Oppo researchers digging into Elena Kagan’s past didn’t get the goods on the Supreme Court nominee – but they did get the Thurgood.
As confirmation hearings opened Monday afternoon, Republicans on the Senate Judiciary Committee took the unusual approach of attacking Kagan because she admired the late justice Thurgood Marshall, for whom she clerked more than two decades ago.
“Justice Marshall’s judicial philosophy,” said Sen. Jon Kyl (Ariz.), the No. 2 Republican in the Senate, “is not what I would consider to be mainstream.” Kyl – the lone member of the panel in shirtsleeves for the big event – was ready for a scrap.

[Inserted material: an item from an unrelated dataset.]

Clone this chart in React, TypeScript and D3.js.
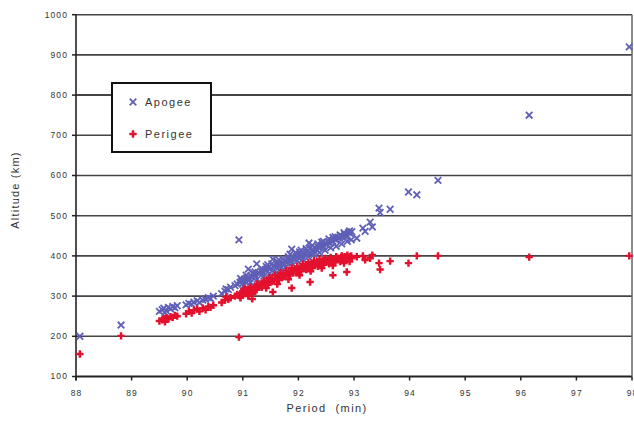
import React from "react";
import * as d3 from "d3";

// Orbit data: period (min), apogee (km), perigee (km) — paired by object
const periods = [
  88.07, 88.81,
  89.5, 89.55, 89.58, 89.6, 89.62, 89.66, 89.7, 89.74, 89.78, 89.82,
  89.98, 90.03, 90.08, 90.12, 90.18, 90.22, 90.28, 90.33, 90.38, 90.42, 90.47,
  90.62, 90.68, 90.7, 90.74, 90.78,
  90.86, 90.9, 90.93, 90.95, 90.98, 91.0, 91.03, 91.05, 91.08, 91.1, 91.12, 91.15, 91.17, 91.2, 91.22, 91.25, 91.28, 91.3,
  91.33, 91.36, 91.4, 91.43, 91.46, 91.5, 91.54, 91.56, 91.6, 91.63, 91.66, 91.7, 91.73, 91.76, 91.8,
  91.83, 91.86, 91.88, 91.9, 91.93, 91.96, 92.0, 92.03, 92.06, 92.09, 92.12, 92.15, 92.19, 92.21, 92.24, 92.27, 92.3,
  92.33, 92.36, 92.39, 92.42, 92.45, 92.48, 92.51, 92.54, 92.57, 92.6, 92.62, 92.65, 92.68,
  92.71, 92.74, 92.77, 92.8, 92.83, 92.87, 92.9, 92.93, 92.96,
  91.02, 91.14, 91.26, 91.38, 91.48, 91.58, 91.68, 91.78, 91.88, 91.98, 92.08, 92.18, 92.28, 92.38, 92.48, 92.58, 92.68, 92.78, 92.88, 92.95,
  91.18, 91.42, 91.62, 91.82, 92.02, 92.22, 92.42, 92.62, 92.82, 92.92,
  91.06, 91.22, 91.34, 91.45, 91.52, 91.65, 91.72, 91.85, 91.95, 92.05, 92.14, 92.25, 92.35, 92.45, 92.55, 92.66, 92.75, 92.85, 90.96, 91.1,
  93.05, 93.16, 93.2, 93.29, 93.33, 93.45, 93.47, 93.65, 93.98, 94.13, 94.51, 96.15, 97.95,
];
const apogees = [
  200, 228,
  262, 266, 270, 259, 264, 272, 268, 274, 271, 276,
  278, 282, 280, 285, 288, 284, 290, 292, 296, 294, 300,
  306, 312, 318, 316, 322,
  326, 330, 440, 334, 338, 332, 342, 336, 346, 367, 344, 350, 348, 354, 352, 380, 358, 356,
  362, 360, 366, 364, 370, 368, 392, 374, 372, 378, 376, 382, 380, 386, 384,
  390, 388, 417, 394, 392, 398, 396, 402, 400, 406, 404, 410, 432, 408, 414, 412, 418,
  416, 422, 420, 426, 424, 430, 428, 434, 432, 438, 436, 442, 440,
  446, 444, 450, 448, 454, 452, 458, 456, 460,
  326, 334, 342, 350, 356, 362, 368, 374, 382, 388, 392, 398, 404, 408, 414, 420, 424, 430, 436, 440,
  358, 374, 386, 398, 410, 420, 434, 446, 458, 462,
  352, 360, 368, 378, 380, 390, 392, 404, 408, 414, 418, 426, 430, 436, 442, 448, 452, 448, 344, 338,
  444, 469, 461, 484, 472, 519, 508, 516, 559, 552, 588, 750, 920,
];
const perigees = [
  156, 201,
  238, 241, 244, 236, 246, 243, 249, 247, 252, 250,
  256, 262, 258, 265, 268, 262, 270, 266, 274, 272, 277,
  284, 290, 298, 292, 296,
  300, 304, 198, 298, 308, 312, 306, 316, 310, 302, 318, 314, 293, 320, 324, 316, 322, 328,
  326, 332, 330, 336, 334, 340, 310, 338, 344, 342, 348, 346, 352, 350, 356,
  354, 360, 320, 358, 364, 362, 368, 366, 372, 370, 374, 372, 378, 335, 376, 380, 378,
  382, 380, 384, 382, 386, 384, 388, 386, 390, 388, 352, 392, 390,
  394, 392, 396, 394, 398, 360, 396, 398, 394,
  318, 322, 330, 338, 346, 352, 358, 364, 370, 374, 380, 384, 388, 392, 394, 396, 398, 400, 402, 400,
  306, 320, 330, 342, 352, 362, 370, 376, 382, 386,
  308, 316, 322, 328, 336, 340, 348, 352, 358, 362, 366, 370, 374, 378, 380, 384, 386, 390, 296, 300,
  398, 400, 390, 394, 402, 382, 366, 387, 382, 400, 400, 397, 400,
];

const xTicks = [88, 89, 90, 91, 92, 93, 94, 95, 96, 97, 98];
const yTicks = [100, 200, 300, 400, 500, 600, 700, 800, 900, 1000];
const seriesNames = ["Apogee", "Perigee"];

const W = 634;
const H = 422;
const APO = "#5f5fb8";
const PER = "#e3102e";
const FONT = "'Liberation Sans', Arial, sans-serif";

export default function App() {
  const x = d3.scaleLinear().domain([88, 98]).range([76, 632]);
  const y = d3.scaleLinear().domain([100, 1000]).range([376.5, 14.7]);
  const xSym = d3.symbol().type(d3.symbolX).size(30)();
  const crossSym = d3.symbol().type(d3.symbolCross).size(30)();

  return (
    <svg
      width={W}
      height={H}
      style={{ position: "absolute", left: 0, top: 0, background: "#fff" }}
      fontFamily={FONT}
    >
      <rect width={W} height={H} fill="#fff" />
      {/* gridlines */}
      {yTicks.map((t) => (
        <line
          key={"g" + t}
          x1={x(88)}
          x2={x(98)}
          y1={y(t)}
          y2={y(t)}
          stroke={t === 100 ? "#222" : "#444"}
          strokeWidth={t === 100 ? 2.2 : t === 800 ? 2 : 1.6}
        />
      ))}
      {/* right border */}
      <line x1={x(98)} x2={x(98)} y1={y(1000)} y2={y(100)} stroke="#666" strokeWidth={1.5} />
      {/* y axis */}
      <line x1={x(88)} x2={x(88)} y1={y(1000)} y2={y(100) + 4} stroke="#222" strokeWidth={1.6} />
      {yTicks.map((t) => (
        <g key={"yt" + t}>
          <line x1={x(88) - 4} x2={x(88)} y1={y(t)} y2={y(t)} stroke="#222" strokeWidth={1.5} />
          <text
            x={68}
            y={y(t)}
            dy="0.35em"
            textAnchor="end"
            fontSize={8.5}
            letterSpacing={1.1}
            fill="#333"
          >
            {t}
          </text>
        </g>
      ))}
      {xTicks.map((t) => (
        <g key={"xt" + t}>
          <line x1={x(t)} x2={x(t)} y1={y(100)} y2={y(100) + 4} stroke="#222" strokeWidth={1.5} />
          <text x={x(t) + 0.5} y={396} textAnchor="middle" fontSize={8.5} letterSpacing={1.1} fill="#333">
            {t}
          </text>
        </g>
      ))}
      {/* axis titles */}
      <text
        transform={`translate(19,190) rotate(-90)`}
        textAnchor="middle"
        fontSize={11}
        letterSpacing={1.2}
        fill="#333"
      >
        Altitude (km)
      </text>
      <text x={327} y={412} textAnchor="middle" fontSize={11} letterSpacing={1.4} fill="#333" style={{ whiteSpace: "pre" }}>
        {"Period  (min)"}
      </text>
      {/* apogee markers */}
      <g>
        {periods.map((p, i) => (
          <path
            key={"a" + i}
            d={xSym}
            transform={`translate(${x(p)},${y(apogees[i])})`}
            fill="none"
            stroke={APO}
            strokeWidth={1.8}
          />
        ))}
      </g>
      {/* perigee markers */}
      <g>
        {periods.map((p, i) => (
          <path
            key={"p" + i}
            d={crossSym}
            transform={`translate(${x(p)},${y(perigees[i])})`}
            fill={PER}
          />
        ))}
      </g>
      {/* legend */}
      <rect x={112} y={83} width={99} height={69} fill="#fff" stroke="#111" strokeWidth={2} />
      <path d={xSym} transform="translate(133,102)" fill="none" stroke={APO} strokeWidth={1.8} />
      <text x={145} y={102} dy="0.35em" fontSize={11} letterSpacing={1.5} fill="#333">
        {seriesNames[0]}
      </text>
      <path d={crossSym} transform="translate(133,134)" fill={PER} />
      <text x={145} y={134} dy="0.35em" fontSize={11} letterSpacing={1.5} fill="#333">
        {seriesNames[1]}
      </text>
    </svg>
  );
}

Marshall “might be the epitome of a results-oriented judge,” he said.
It was, to say the least, a curious strategy to go after Marshall, the iconic civil rights lawyer who successfully argued Brown vs. Board of Education. Did Republicans think it would help their cause to criticize the first African American on the Supreme Court, a revered figure who has been celebrated with an airport, a postage stamp and a Broadway show? The guy is a saint – literally. Marshall this spring was added to the Episcopal Church’s list of “Holy Women and Holy Men,” which the Episcopal Diocese of New York says “is akin to being granted sainthood.”